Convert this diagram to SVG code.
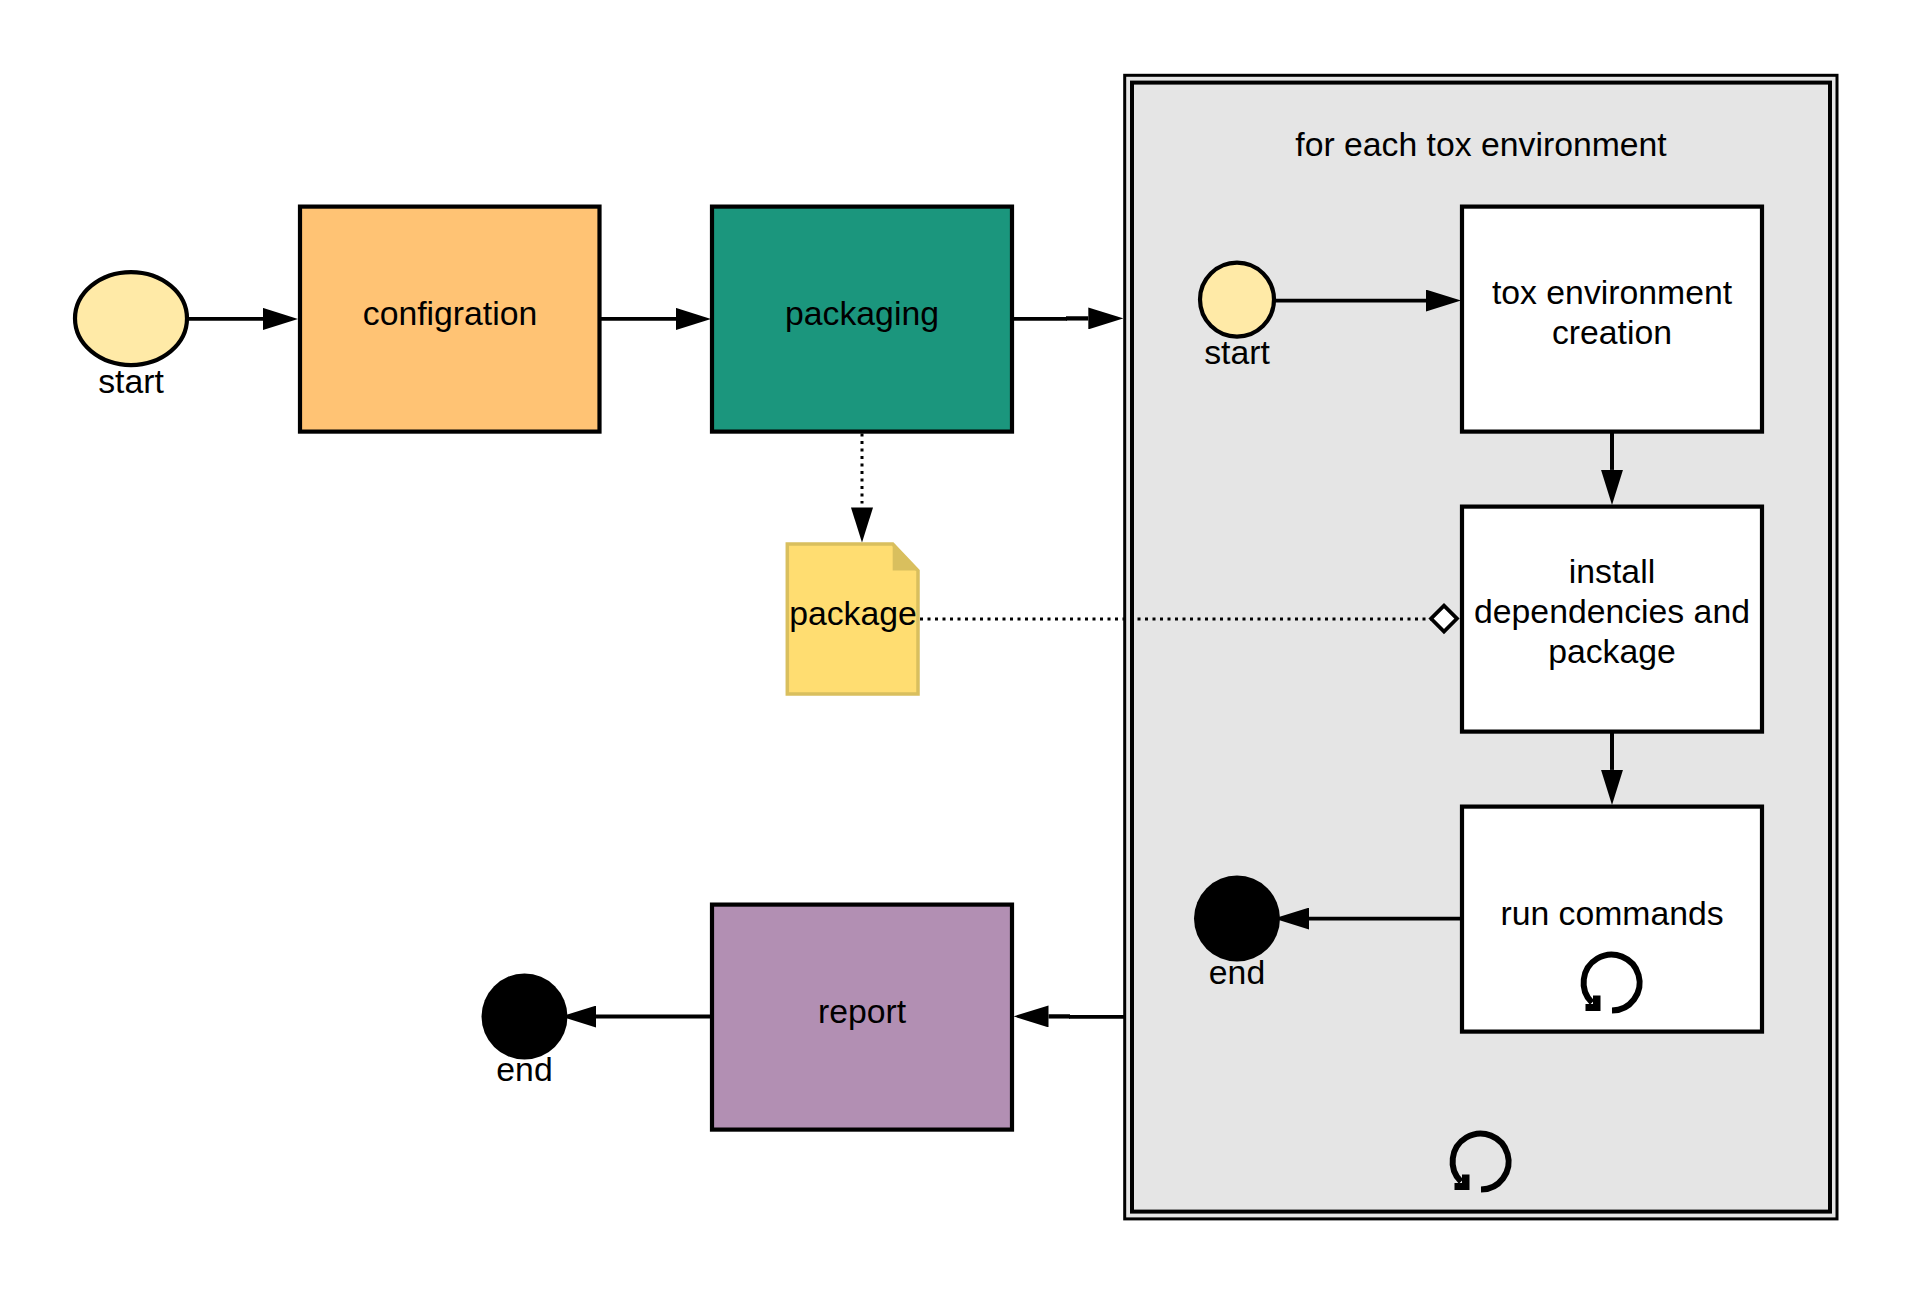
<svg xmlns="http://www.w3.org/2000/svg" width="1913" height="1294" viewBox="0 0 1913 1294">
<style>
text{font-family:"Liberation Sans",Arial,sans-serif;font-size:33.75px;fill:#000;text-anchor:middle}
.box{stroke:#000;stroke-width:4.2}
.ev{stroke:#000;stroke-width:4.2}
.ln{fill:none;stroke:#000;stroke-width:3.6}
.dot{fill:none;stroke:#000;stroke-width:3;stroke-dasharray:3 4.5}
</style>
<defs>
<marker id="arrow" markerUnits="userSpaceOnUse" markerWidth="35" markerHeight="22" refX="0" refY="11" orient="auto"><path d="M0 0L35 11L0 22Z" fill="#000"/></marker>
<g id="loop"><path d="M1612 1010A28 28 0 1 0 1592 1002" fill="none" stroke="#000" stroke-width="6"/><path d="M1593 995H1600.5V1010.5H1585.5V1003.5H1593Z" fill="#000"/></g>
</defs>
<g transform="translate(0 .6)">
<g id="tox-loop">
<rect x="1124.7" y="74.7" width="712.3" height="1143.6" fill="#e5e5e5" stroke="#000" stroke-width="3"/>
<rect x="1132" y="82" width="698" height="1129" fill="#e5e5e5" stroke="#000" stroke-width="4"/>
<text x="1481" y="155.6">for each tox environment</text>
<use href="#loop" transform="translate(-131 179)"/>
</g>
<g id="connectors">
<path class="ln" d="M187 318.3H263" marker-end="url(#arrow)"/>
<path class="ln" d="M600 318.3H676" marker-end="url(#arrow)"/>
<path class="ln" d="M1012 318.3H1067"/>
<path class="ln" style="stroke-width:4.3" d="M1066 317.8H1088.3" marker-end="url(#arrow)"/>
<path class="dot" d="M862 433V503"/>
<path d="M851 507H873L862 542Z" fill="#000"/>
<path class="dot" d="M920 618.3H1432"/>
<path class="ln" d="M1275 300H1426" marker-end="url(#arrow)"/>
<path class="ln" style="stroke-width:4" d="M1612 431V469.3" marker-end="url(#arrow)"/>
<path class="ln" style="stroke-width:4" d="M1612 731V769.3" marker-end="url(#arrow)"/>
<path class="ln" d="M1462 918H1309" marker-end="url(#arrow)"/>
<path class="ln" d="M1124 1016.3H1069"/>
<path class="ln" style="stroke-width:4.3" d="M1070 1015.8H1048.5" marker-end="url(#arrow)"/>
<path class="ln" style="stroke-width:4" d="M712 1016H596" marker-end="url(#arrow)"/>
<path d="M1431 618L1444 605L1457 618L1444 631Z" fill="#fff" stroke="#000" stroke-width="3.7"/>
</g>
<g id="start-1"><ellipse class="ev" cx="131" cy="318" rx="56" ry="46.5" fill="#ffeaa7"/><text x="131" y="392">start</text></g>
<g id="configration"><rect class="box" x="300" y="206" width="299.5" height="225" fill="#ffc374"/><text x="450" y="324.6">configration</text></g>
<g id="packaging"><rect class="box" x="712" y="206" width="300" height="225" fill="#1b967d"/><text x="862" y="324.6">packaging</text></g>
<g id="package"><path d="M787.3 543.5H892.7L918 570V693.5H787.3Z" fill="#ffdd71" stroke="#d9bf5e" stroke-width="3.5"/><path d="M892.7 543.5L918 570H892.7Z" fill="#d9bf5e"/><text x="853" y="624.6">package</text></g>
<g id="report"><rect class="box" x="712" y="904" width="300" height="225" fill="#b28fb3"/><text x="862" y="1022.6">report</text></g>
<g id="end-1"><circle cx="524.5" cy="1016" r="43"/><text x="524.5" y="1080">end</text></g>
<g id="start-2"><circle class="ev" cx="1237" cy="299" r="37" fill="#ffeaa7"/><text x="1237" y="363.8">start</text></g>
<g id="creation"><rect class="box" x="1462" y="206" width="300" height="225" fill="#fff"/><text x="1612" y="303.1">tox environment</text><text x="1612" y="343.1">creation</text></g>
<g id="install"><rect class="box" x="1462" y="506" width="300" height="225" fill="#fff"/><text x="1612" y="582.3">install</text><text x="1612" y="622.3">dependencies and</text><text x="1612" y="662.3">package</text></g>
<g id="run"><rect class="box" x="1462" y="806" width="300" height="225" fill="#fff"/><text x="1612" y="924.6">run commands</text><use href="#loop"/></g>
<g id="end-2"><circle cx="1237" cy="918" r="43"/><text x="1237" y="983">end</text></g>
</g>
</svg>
········
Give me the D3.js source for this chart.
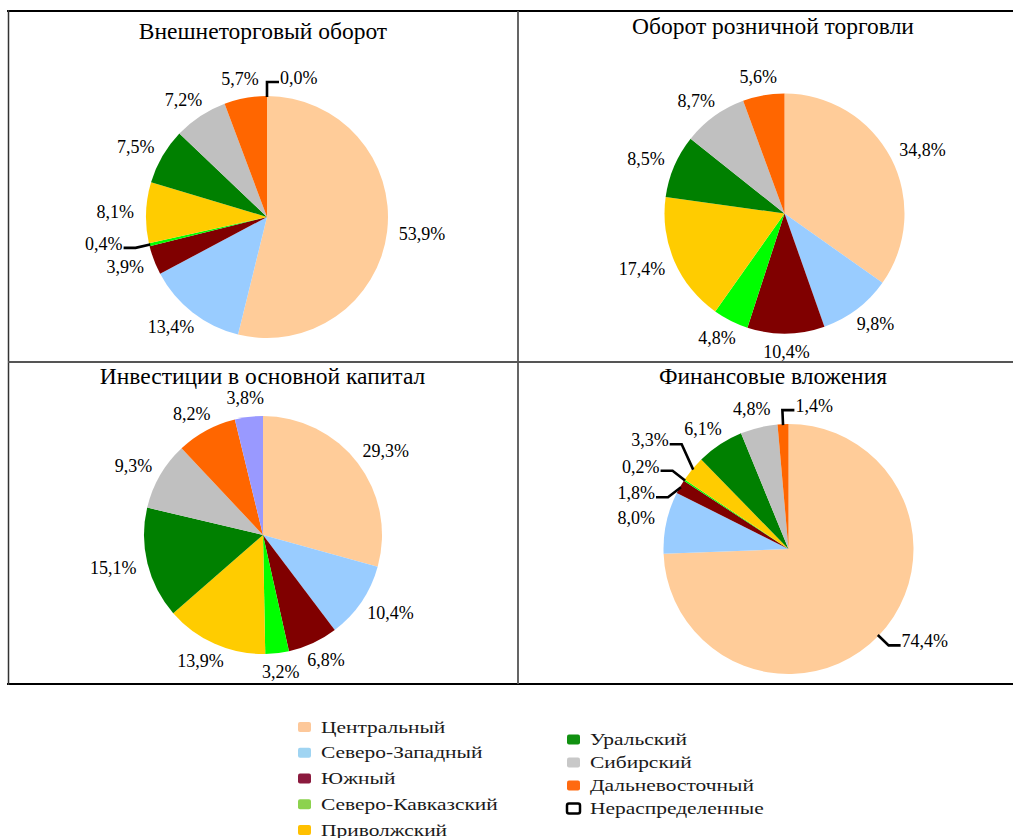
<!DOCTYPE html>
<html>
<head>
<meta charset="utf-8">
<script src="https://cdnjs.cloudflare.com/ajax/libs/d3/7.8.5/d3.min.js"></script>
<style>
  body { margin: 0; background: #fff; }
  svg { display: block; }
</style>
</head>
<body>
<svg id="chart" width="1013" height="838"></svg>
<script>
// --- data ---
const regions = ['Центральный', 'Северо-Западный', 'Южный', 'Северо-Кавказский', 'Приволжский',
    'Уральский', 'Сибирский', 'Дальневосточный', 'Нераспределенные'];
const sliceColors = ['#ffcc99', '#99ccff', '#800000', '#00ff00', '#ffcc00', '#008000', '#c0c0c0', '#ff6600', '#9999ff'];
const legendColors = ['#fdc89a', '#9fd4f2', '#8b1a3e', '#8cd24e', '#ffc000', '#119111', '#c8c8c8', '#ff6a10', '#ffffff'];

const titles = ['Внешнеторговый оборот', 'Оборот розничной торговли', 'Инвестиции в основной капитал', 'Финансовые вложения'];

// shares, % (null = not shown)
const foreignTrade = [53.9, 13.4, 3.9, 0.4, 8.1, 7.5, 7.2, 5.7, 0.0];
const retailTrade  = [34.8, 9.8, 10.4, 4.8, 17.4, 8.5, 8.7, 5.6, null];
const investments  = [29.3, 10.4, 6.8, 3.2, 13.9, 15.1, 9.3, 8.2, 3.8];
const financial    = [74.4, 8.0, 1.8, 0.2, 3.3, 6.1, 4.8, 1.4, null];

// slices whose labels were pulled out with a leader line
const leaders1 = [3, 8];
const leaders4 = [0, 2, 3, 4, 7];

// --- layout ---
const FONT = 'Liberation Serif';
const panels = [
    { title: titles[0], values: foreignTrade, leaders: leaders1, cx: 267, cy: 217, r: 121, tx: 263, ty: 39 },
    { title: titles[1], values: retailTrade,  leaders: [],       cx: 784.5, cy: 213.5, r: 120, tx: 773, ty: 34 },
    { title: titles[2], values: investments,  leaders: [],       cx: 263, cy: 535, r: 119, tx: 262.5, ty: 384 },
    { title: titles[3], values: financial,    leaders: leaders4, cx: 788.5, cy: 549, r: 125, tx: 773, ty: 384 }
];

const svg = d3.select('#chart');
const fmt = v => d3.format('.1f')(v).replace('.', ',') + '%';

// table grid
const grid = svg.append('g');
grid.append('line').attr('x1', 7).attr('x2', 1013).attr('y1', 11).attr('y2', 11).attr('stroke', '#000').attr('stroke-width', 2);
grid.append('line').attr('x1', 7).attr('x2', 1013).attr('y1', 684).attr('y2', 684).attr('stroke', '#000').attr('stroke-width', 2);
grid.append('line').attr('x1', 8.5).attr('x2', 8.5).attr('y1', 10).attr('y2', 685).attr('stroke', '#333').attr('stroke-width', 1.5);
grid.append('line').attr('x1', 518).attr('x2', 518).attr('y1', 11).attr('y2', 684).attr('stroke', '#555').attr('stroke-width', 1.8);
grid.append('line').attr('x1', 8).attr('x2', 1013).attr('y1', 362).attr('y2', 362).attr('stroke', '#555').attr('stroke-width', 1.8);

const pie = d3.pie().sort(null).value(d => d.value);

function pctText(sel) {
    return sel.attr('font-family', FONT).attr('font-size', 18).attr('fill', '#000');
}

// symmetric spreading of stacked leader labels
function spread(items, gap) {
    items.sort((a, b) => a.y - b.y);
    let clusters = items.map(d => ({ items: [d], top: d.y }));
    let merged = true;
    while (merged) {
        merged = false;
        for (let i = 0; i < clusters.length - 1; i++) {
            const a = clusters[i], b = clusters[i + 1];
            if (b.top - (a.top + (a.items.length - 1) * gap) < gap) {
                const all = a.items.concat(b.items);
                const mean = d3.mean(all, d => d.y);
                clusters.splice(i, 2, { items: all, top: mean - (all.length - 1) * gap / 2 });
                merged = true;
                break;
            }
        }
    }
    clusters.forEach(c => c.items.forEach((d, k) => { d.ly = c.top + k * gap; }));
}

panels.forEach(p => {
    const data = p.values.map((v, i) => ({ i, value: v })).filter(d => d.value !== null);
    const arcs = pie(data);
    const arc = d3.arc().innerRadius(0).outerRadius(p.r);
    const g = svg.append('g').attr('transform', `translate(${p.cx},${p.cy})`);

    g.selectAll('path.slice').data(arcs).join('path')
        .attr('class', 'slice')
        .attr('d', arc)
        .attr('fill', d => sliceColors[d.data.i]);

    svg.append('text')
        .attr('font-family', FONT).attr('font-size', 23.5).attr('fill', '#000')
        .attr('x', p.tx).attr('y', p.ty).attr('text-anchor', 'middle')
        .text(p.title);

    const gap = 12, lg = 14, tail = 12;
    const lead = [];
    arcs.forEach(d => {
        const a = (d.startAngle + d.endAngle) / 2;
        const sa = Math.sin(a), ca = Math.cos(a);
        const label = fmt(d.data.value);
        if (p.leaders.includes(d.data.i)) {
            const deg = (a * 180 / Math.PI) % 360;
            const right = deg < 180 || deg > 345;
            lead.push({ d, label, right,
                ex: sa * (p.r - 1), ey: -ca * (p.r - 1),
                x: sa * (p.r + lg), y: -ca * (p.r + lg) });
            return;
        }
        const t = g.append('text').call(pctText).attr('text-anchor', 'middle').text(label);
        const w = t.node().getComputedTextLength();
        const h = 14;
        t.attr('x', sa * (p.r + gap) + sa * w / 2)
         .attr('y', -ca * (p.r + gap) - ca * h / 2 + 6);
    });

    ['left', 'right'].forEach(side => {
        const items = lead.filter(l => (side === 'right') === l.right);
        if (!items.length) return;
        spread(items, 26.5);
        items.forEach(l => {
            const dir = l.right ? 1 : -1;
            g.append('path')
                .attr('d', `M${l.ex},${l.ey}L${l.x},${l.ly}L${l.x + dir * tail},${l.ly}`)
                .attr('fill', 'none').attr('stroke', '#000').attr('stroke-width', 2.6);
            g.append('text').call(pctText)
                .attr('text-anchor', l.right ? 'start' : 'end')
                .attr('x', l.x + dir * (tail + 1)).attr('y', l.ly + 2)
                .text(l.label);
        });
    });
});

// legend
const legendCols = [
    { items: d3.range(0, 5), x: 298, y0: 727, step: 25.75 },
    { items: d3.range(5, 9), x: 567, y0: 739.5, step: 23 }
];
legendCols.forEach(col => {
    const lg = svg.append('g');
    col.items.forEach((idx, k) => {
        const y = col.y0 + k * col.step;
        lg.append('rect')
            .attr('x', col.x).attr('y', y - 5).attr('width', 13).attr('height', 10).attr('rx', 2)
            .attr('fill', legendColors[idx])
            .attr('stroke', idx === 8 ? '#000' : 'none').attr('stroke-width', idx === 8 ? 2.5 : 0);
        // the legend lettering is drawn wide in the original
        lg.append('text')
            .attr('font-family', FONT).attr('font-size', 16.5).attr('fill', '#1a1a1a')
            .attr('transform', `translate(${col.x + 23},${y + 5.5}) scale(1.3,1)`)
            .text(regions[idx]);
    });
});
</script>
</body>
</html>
········
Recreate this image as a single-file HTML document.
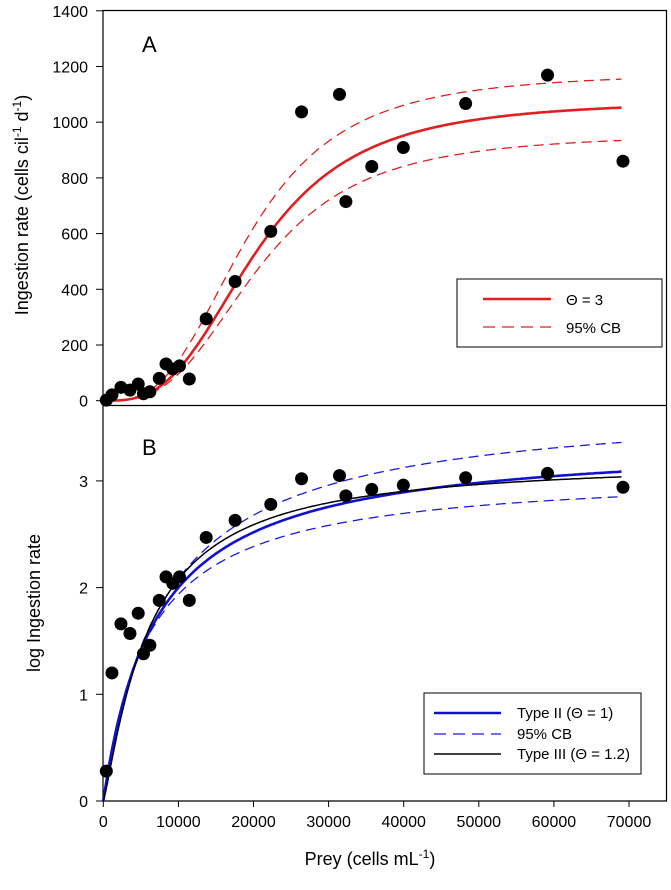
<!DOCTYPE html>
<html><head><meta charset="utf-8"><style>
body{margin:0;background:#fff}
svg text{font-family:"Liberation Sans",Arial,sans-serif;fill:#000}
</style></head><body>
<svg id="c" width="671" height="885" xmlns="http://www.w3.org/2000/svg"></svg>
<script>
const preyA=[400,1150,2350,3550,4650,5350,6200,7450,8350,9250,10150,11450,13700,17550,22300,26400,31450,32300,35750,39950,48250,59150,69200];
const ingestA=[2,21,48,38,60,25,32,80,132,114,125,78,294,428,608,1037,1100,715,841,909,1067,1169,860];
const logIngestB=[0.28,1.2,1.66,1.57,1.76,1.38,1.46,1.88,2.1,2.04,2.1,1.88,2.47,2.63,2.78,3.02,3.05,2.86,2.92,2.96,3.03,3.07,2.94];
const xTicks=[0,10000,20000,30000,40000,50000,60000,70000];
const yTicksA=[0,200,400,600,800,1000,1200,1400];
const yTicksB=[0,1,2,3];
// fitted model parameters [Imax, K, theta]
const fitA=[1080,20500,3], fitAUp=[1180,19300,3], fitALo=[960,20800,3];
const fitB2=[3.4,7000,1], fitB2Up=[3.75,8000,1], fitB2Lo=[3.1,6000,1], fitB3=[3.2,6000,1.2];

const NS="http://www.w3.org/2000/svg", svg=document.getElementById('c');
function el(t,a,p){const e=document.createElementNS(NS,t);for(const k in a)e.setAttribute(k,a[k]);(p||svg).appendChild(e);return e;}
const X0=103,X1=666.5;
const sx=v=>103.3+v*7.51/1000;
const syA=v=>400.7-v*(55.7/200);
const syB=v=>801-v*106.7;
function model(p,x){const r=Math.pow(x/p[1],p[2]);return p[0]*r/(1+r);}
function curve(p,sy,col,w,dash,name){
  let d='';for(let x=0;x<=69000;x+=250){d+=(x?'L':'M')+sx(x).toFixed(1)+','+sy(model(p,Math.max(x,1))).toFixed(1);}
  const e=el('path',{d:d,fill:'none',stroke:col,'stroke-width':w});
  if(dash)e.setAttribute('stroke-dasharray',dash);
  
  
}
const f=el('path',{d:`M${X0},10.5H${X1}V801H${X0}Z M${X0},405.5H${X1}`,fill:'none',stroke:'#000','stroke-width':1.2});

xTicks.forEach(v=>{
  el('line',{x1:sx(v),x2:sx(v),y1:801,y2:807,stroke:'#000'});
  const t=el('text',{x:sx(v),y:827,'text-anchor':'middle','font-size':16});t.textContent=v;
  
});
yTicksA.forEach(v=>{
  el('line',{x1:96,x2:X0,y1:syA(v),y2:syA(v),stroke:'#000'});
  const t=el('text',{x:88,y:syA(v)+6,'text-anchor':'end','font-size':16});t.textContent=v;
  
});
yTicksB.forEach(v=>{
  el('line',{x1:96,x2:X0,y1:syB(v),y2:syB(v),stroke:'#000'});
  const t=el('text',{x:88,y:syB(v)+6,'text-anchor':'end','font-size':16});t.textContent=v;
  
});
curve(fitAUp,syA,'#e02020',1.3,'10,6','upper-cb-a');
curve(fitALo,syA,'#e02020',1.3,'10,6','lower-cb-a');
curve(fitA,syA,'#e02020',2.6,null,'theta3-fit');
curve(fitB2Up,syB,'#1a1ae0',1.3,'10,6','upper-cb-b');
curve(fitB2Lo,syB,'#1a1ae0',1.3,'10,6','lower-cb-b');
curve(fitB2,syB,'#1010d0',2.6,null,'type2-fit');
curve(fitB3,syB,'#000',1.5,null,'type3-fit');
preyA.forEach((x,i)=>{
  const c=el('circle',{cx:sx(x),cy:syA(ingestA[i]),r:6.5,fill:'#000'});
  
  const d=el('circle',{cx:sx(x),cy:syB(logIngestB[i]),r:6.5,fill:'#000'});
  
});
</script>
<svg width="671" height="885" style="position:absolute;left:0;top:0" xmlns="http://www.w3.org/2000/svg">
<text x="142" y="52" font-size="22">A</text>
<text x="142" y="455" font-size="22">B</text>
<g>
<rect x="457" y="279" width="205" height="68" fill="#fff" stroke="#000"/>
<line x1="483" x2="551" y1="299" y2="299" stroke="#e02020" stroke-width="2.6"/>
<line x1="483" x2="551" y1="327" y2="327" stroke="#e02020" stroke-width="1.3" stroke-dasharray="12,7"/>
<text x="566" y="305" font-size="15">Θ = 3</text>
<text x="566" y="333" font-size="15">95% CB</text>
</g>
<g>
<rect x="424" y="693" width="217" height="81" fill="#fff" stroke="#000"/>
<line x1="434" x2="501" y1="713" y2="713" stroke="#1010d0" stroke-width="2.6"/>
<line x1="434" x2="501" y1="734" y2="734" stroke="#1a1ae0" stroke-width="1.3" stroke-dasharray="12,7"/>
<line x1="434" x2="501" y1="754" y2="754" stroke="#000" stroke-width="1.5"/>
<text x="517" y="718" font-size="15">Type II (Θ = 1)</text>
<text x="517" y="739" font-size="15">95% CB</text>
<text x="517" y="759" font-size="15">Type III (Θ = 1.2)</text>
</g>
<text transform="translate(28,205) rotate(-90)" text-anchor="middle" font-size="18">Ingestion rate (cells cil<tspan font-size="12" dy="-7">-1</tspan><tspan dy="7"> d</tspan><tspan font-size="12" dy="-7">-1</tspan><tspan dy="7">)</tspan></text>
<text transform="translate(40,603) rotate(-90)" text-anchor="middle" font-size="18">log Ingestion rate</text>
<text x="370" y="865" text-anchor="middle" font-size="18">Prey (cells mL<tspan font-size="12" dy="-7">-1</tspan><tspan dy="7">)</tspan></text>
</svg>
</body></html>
········
_Exercise:_ Return every line from the records above that holds the word "chart".

_Output below:_
Give me the D3.js source for this chart.
<svg id="chart" width="1013" height="838"></svg>
const svg = d3.select('#chart');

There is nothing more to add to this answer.